Впоследствии, навещая полк, Николай непременно приходил в дом Ланских. Когда же в полку праздновалось 20-летие его шефства (незадолго до смерти Николая), Ланской попросил разрешения поднести императору памятный альбом. «Государь дал свое согласие, выразив при этом желание, чтобы во главе альбома был портрет Натальи Николаевны Ланской как жены командира полка. Желание его было исполнено. Портрет Натальи Николаевны был нарисован известным в то время художником Гау. (Тем самым, который написал большинство портретов для Военной галереи Зимнего дворца, а также портрет Натальи Николаевны в альбом императрице в 1843 году. – В. Б.) С тех пор этот альбом хранится в Зимнем дворце».
Портреты, сделанные Гау в альбом императрицы и в памятный альбом Конного полка, были не единственными изображениями Натальи Николаевны, хранившимися в царской семье. Было и еще одно ее изображение, спрятанное от посторонних глаз императором, нежно и платонически любившим ее до конца своих дней. В. В. Вересаев записал со слов профессора В. А. Городцова, много лет проработавшего в Московском государственном историческом музее и при том присутствовавшего, что «лет двадцать назад, по-видимому, в самом начале XX века, в музей пришел какой-то немолодой человек и предложил приобрести у него золотые закрытые мужские часы с вензелем Николая I. Запросил этот человек за часы две тысячи рублей.
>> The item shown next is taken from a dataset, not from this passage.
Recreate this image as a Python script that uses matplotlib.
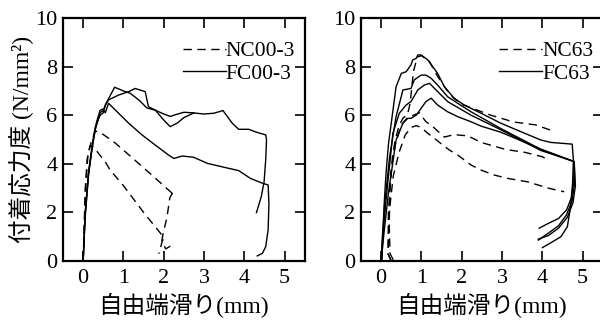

На вопрос, почему он так дорого их ценит, когда такие часы с вензелем императора не редкость, принесший ‹…› сказал, что часы эти особенные. Он открыл заднюю крышку: на внутренней стороне второй крышки была миниатюра – портрет Наталии Николаевны Пушкиной. По словам этого человека, дед его служил камердинером при Николае Павловиче. Часы эти постоянно находились на письменном столе, дед знал их секрет, и когда Николай I умер, взял эти часы, „чтобы не было неловкости в семье“. Часы почему-то не были приобретены в Исторический музей. И так и ушел этот человек с часами, и имя его осталось неизвестным».
Цесаревич Александр и ссыльные декабристы
В те дни, когда Петербург, потрясенный внезапной смертью великого поэта, прощался с ним, цесаревичу Александру шел девятнадцатый год, и он готовился совершить два важных и нелегких для него дела: сдать выпускные экзамены и потом отправиться в большое путешествие по России. Минувшее в 1834 году шестнадцатилетие, когда он был признан совершеннолетним, не освободило Александра от учебных занятий и не стало поводом для их прекращения, как это было принято в отношении принцев на Западе. Изменился лишь уровень преподавания – оно стало напоминать сочетание университета с военной академией. По-прежнему вели свои курсы Сперанский и Жуковский, академики П. А. Плетнев и К. И. Арсеньев.
Болгарский академик В. Николаев (лучший знаток биографии Александра II) считает, что «фактически Александр получил блестящее образование, которое в полном смысле слова было равноценно подготовке к докторской степени в лучших западных университетах». Особенно интенсивной была военная подготовка и сильно увеличилась нагрузка по языкам, которые Александр любил и прекрасно усваивал. Лучше прочих языков знал он польский, великолепно владел французским, немецким и английским, удивляя потом степенью совершенства и поляков, и немцев, и французов, и англичан.
Весной 1837 года вместе с Паткулем и Вильегорским (юношами-аристократами, учившимися вместе с ним) – он сдал выпускные экзамены, заняв среди способных сверстников твердое первое место. А 2 мая уже отправился в первое большое путешествие по родной стране, которую ему предстояло если и не узнать, то хотя бы увидеть, чтобы представлять, чем и кем предстоит управлять, когда наступит его время.
Путешествие цесаревича проходило весьма стремительно и походило на возвращение победителя-триумфатора с полей победоносных сражений: всюду гремели пушки и звонили колокола. Сопровождавший его В. А. Жуковский писал, что эта поездка напоминала чтение книги, в которой августейший путешественник читает лишь оглавление. «После, – писал Жуковский, – он начнет читать каждую главу особенно. Эта книга – Россия». Останавливались они чаще всего в больших городах, и маршрут был таков: Новгород, Вышний Волочек, Тверь, Углич, Рыбинск, Ярославль, Ростов Великий, Переяславль-Залесский, Юрьев-Польской, Суздаль, Шуя, Иваново, Кострома. Города следовали почти беспрерывной чередой. Почти каждый день перед цесаревичем появлялся новый город с неизменными балами и фейерверками, депутациями, речами, приемами и тостами. Разнообразие вносили только переходы с парохода на сушу, в экипажи, а затем снова – из экипажей на пароход. От Ярославля кружным путем Александр поехал со свитой до Костромы, а оттуда направился через леса и деревни в Вятку, где в его честь должна была открыться богатая промышленная выставка. Одним из ее устроителей был А. И. Герцен, сосланный в Вятку за «вольнодумство и распевание пасквильных песен, порочащих царствующую фамилию». Здесь вольнодумец и пасквилянт был принят на службу в губернское правление, а когда цесаревич прибыл в Вятку, был приставлен к нему гидом. Герцену было 25 лет, Александру – 19, и случилось так, что молодые люди с первого же взгляда понравились друг другу. Герцен откровенно рассказал цесаревичу о преследованиях жандармов, об университетской колонии и о декабристах, сосланных в Сибирь. Эта встреча произвела на Александра сильное впечатление и заставила задуматься о многом.